Incorporating Distributions of Discourse Structure for Long Document Abstractive Summarization
Dongqi Liu, Yifan Wang, Vera Demberg
TL;DR
The paper tackles long-document abstractive summarization by integrating explicit discourse structure into a transformer backbone. It introduces RSTformer, which uses a three-dimensional Labeled Discourse Distribution (LDD) tensor to encode uncertainties and types of RST relations and injects this into Longformer’s sparse attention via per-head relation-specific weighting, producing a more discourse-aware context representation. Across BookSum Chapter, eLife, and Multi-LexSum, RSTformer (with typed relations) consistently outperforms the Longformer baseline and surpasses several SOTA models on multiple metrics, with ablation and human evaluations confirming the value of relation types and uncertainty. The approach improves sentence alignment and abstractiveness, while also highlighting trade-offs between novelty and factual consistency, suggesting strong potential for broader seq2seq tasks beyond summarization.
Abstract
For text summarization, the role of discourse structure is pivotal in discerning the core content of a text.
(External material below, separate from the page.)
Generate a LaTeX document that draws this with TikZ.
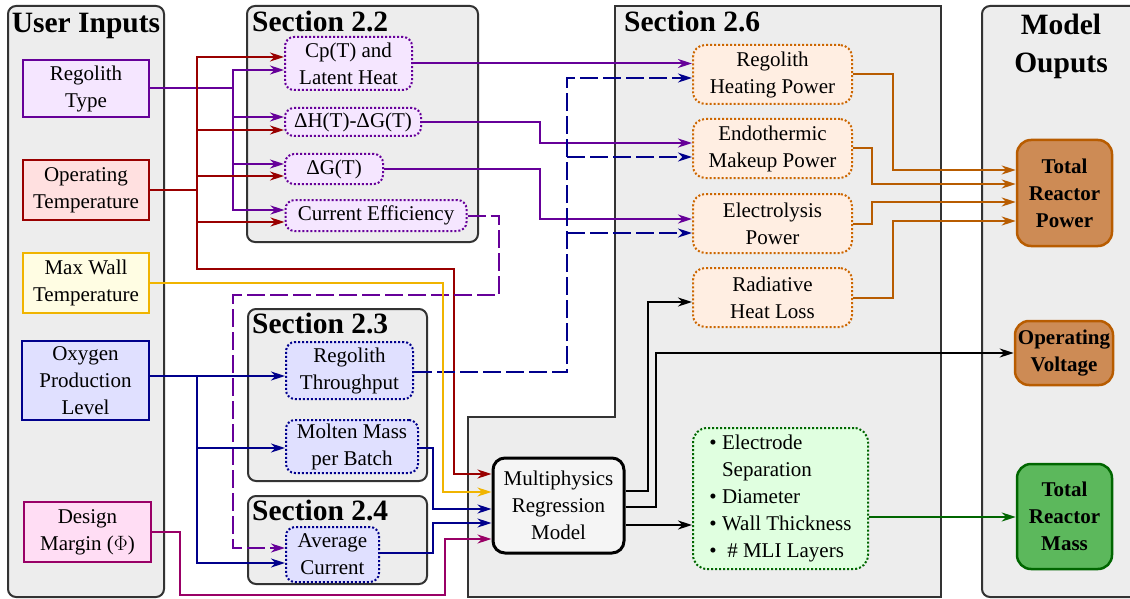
\documentclass[tikz,border=0pt]{standalone}
\usepackage{fontspec}
\setmainfont{Liberation Serif}
\usetikzlibrary{arrows.meta}
\definecolor{cgray}{HTML}{EDEDED}
\definecolor{cborder}{HTML}{333333}
\definecolor{cpurp}{HTML}{660099}
\definecolor{cpurpf}{HTML}{F5E6FF}
\definecolor{cred}{HTML}{990000}
\definecolor{credf}{HTML}{FFE0E0}
\definecolor{cgold}{HTML}{F0B400}
\definecolor{cgoldf}{HTML}{FFFDE3}
\definecolor{cnavy}{HTML}{00008C}
\definecolor{cnavyf}{HTML}{E0E0FF}
\definecolor{cmag}{HTML}{990066}
\definecolor{cmagf}{HTML}{FFDDF4}
\definecolor{corg}{HTML}{B85C00}
\definecolor{corgdot}{HTML}{CC6600}
\definecolor{corgf}{HTML}{FFEEE2}
\definecolor{corgbox}{HTML}{CD8B55}
\definecolor{cgrn}{HTML}{006600}
\definecolor{cgrnf}{HTML}{E0FFE0}
\definecolor{cgrnbox}{HTML}{5CB85C}
\definecolor{cmpf}{HTML}{F5F5F5}
\begin{document}
\begin{tikzpicture}[x=1pt,y=-1pt,
  txt/.style={font=\fontsize{21}{27}\selectfont, align=center, inner sep=0pt, text=black},
  inbox/.style={txt, draw, line width=2.5pt, rectangle},
  dotbox/.style={txt, draw, line width=2pt, dotted, rounded corners=9pt},
  outbox/.style={txt, font=\bfseries\fontsize{21}{27}\selectfont, draw, line width=2.5pt, rounded corners=14pt},
  cont/.style={draw=cborder, fill=cgray, line width=2pt, rounded corners=8pt, inner sep=0pt},
  ttl/.style={font=\bfseries\fontsize{29.5}{38}\selectfont, inner sep=0pt, align=center},
  conn/.style={line width=2pt, -{Stealth[length=14pt,width=9pt,inset=4.5pt]}},
  dsh/.style={dash pattern=on 18pt off 5pt}
]
\clip (0,0) rectangle (1130,599);
% containers
\node[cont, minimum width=156pt, minimum height=591pt] (userin) at (86,301.5) {};
\node[cont, minimum width=160pt, minimum height=591pt] (outs) at (1062,301.5) {};
\node[cont, minimum width=231pt, minimum height=236pt] (sec22) at (362.5,124) {};
\node[cont, minimum width=179pt, minimum height=172pt] (sec23) at (337.5,395) {};
\node[cont, minimum width=179pt, minimum height=88pt] (sec24) at (337.5,540) {};
\draw[draw=cborder, fill=cgray, line width=2pt] (615,6) -- (941,6) -- (941,597) -- (468,597) -- (468,417) -- (615,417) -- cycle;
% titles
\node[ttl, anchor=base] (tui) at (86,33) {User Inputs};
\node[ttl, anchor=north] (tmo) at (1061,13.5) {Model\\Ouputs};
\node[ttl, anchor=base west] (t22) at (252,32) {Section 2.2};
\node[ttl, anchor=base west] (t23) at (252,333) {Section 2.3};
\node[ttl, anchor=base west] (t24) at (252,520) {Section 2.4};
\node[ttl, anchor=base west] (t26) at (624,32) {Section 2.6};
% inputs
\node[inbox, draw=cpurp, fill=cpurpf, minimum width=126pt, minimum height=57pt] (regtype) at (86,88.5) {Regolith\\Type};
\node[inbox, draw=cred, fill=credf, minimum width=126pt, minimum height=60pt] (optemp) at (86,190) {Operating\\Temperature};
\node[inbox, draw=cgold, fill=cgoldf, minimum width=126pt, minimum height=60pt] (maxwall) at (86,283) {Max Wall\\Temperature};
\node[inbox, draw=cnavy, fill=cnavyf, minimum width=127pt, minimum height=79pt] (oxygen) at (85.5,380.5) {Oxygen\\Production\\Level};
\node[inbox, draw=cmag, fill=cmagf, minimum width=127pt, minimum height=60pt] (design) at (87.5,532) {Design\\Margin ($\Phi$)};
% section 2.2
\node[dotbox, draw=cpurp, fill=cpurpf, minimum width=127pt, minimum height=53pt] (cp) at (348.5,63.5) {Cp(T) and\\Latent Heat};
\node[dotbox, draw=cpurp, fill=cpurpf, minimum width=136pt, minimum height=28pt] (dhdg) at (353,122) {ΔH(T)-ΔG(T)};
\node[dotbox, draw=cpurp, fill=cpurpf, minimum width=98pt, minimum height=30pt] (dg) at (334,169) {ΔG(T)};
\node[dotbox, draw=cpurp, fill=cpurpf, minimum width=181pt, minimum height=31pt] (ce) at (376,215.5) {Current Efficiency};
% section 2.3 / 2.4
\node[dotbox, draw=cnavy, fill=cnavyf, minimum width=127pt, minimum height=57pt] (rthru) at (349.5,370.5) {Regolith\\Throughput};
\node[dotbox, draw=cnavy, fill=cnavyf, minimum width=132pt, minimum height=53pt] (molten) at (352,446.5) {Molten Mass\\per Batch};
\node[dotbox, draw=cnavy, fill=cnavyf, minimum width=93pt, minimum height=55pt] (avgcur) at (332.5,554.5) {Average\\Current};
% section 2.6
\node[dotbox, draw=corgdot, fill=corgf, minimum width=159pt, minimum height=59pt, rounded corners=12pt] (rhp) at (772.5,74.5) {Regolith\\Heating Power};
\node[dotbox, draw=corgdot, fill=corgf, minimum width=159pt, minimum height=59pt, rounded corners=12pt] (emp) at (772.5,148.5) {Endothermic\\Makeup Power};
\node[dotbox, draw=corgdot, fill=corgf, minimum width=159pt, minimum height=59pt, rounded corners=12pt] (ep) at (772.5,223.5) {Electrolysis\\Power};
\node[dotbox, draw=corgdot, fill=corgf, minimum width=159pt, minimum height=59pt, rounded corners=12pt] (rhl) at (772.5,297.5) {Radiative\\Heat Loss};
\node[txt, draw=black, fill=cmpf, line width=3pt, rounded corners=12pt, minimum width=131pt, minimum height=95pt] (mp) at (558.5,505.5) {Multiphysics\\Regression\\Model};
\node[dotbox, draw=cgrn, fill=cgrnf, minimum width=175pt, minimum height=141pt, rounded corners=14pt, align=left] (bul) at (780.5,498.5) {\textbullet\ Electrode\\\phantom{\textbullet}\ Separation\\\textbullet\ Diameter\\\textbullet\ Wall Thickness\\\textbullet\ \ \# MLI Layers};
% outputs
\node[outbox, draw=corg, fill=corgbox, minimum width=95pt, minimum height=106pt] (trp) at (1064.5,193) {Total\\Reactor\\Power};
\node[outbox, draw=corg, fill=corgbox, minimum width=98pt, minimum height=64pt] (ov) at (1064,353) {Operating\\Voltage};
\node[outbox, draw=cgrn, fill=cgrnbox, minimum width=95pt, minimum height=105pt] (trm) at (1064.5,516.5) {Total\\Reactor\\Mass};
% connectors: regolith type (purple)
\draw[conn, cpurp] (regtype.east) -| (233,70) -- (cp.west |- 0,70);
\draw[conn, cpurp] (regtype.east) -| (233,210) -- (ce.west |- 0,210);
\draw[conn, cpurp] (233,117) -- (dhdg.west |- 0,117);
\draw[conn, cpurp] (233,164) -- (dg.west |- 0,164);
% operating temperature (red)
\draw[conn, cred] (optemp.east) -| (197,57) -- (cp.west |- 0,57);
\draw[conn, cred] (197,130) -- (dhdg.west |- 0,130);
\draw[conn, cred] (197,176) -- (dg.west |- 0,176);
\draw[conn, cred] (197,222) -- (ce.west |- 0,222);
\draw[conn, cred] (optemp.east) -| (197,269) -| (454,474) -- (mp.west |- 0,474);
% section 2.2 outputs
\draw[conn, cpurp] (cp.east) -- (rhp.west |- cp.east);
\draw[conn, cpurp] (dhdg.east) -| (540,143) -- (emp.west |- 0,143);
\draw[conn, cpurp] (dg.east) -| (540,219) -- (ep.west |- 0,219);
\draw[conn, cpurp, dsh] (ce.east) -| (499,295) -| (233,548) -- (avgcur.west |- 0,548);
% regolith throughput (dashed navy)
\draw[conn, cnavy, dsh] (rthru.east |- 0,372) -| (567,78) -- (rhp.west |- 0,78);
\draw[conn, cnavy, dsh] (567,157) -- (emp.west |- 0,157);
\draw[conn, cnavy, dsh] (567,233) -- (ep.west |- 0,233);
% oxygen (navy)
\draw[conn, cnavy] (oxygen.east |- 0,376) -- (rthru.west |- 0,376);
\draw[conn, cnavy] (197,376) |- (molten.west |- 0,448);
\draw[conn, cnavy] (197,376) |- (avgcur.west |- 0,563);
\draw[conn, cnavy] (molten.east |- 0,448) -| (433,509) -- (mp.west |- 0,509);
\draw[conn, cnavy] (avgcur.east |- 0,553) -| (433,523) -- (mp.west |- 0,523);
% max wall (gold)
\draw[conn, cgold] (maxwall.east) -| (443,492) -- (mp.west |- 0,492);
% design margin
\draw[conn, cmag] (design.east) -| (180,595) -| (445,539) -- (mp.west |- 0,539);
% model outputs (black)
\draw[conn, black] (mp.east |- 0,491) -| (648,302) -- (rhl.west |- 0,302);
\draw[conn, black] (mp.east |- 0,507) -| (656,353) -- (ov.west);
\draw[conn, black] (mp.east |- 0,525) -- (bul.west |- 0,525);
% mass
\draw[conn, cgrn] (bul.east |- 0,517) -- (trm.west |- 0,517);
% power
\draw[conn, corg] (rhp.east) -| (893,170) -- (trp.west |- 0,170);
\draw[conn, corg] (emp.east) -| (872,184) -- (trp.west |- 0,184);
\draw[conn, corg] (ep.east) -| (872,202) -- (trp.west |- 0,202);
\draw[conn, corg] (rhl.east) -| (893,221) -- (trp.west |- 0,221);
\end{tikzpicture}
\end{document}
Regrettably, prior studies on incorporating Rhetorical Structure Theory (RST) into transformer-based summarization models only consider the nuclearity annotation, thereby overlooking the variety of discourse relation types. This paper introduces the 'RSTformer', a novel summarization model that comprehensively incorporates both the types and uncertainty of rhetorical relations. Our RST-attention mechanism, rooted in document-level rhetorical structure, is an extension of the recently devised Longformer framework. Through rigorous evaluation, the model proposed herein exhibits significant superiority over state-of-the-art models, as evidenced by its notable performance on several automatic metrics and human evaluation.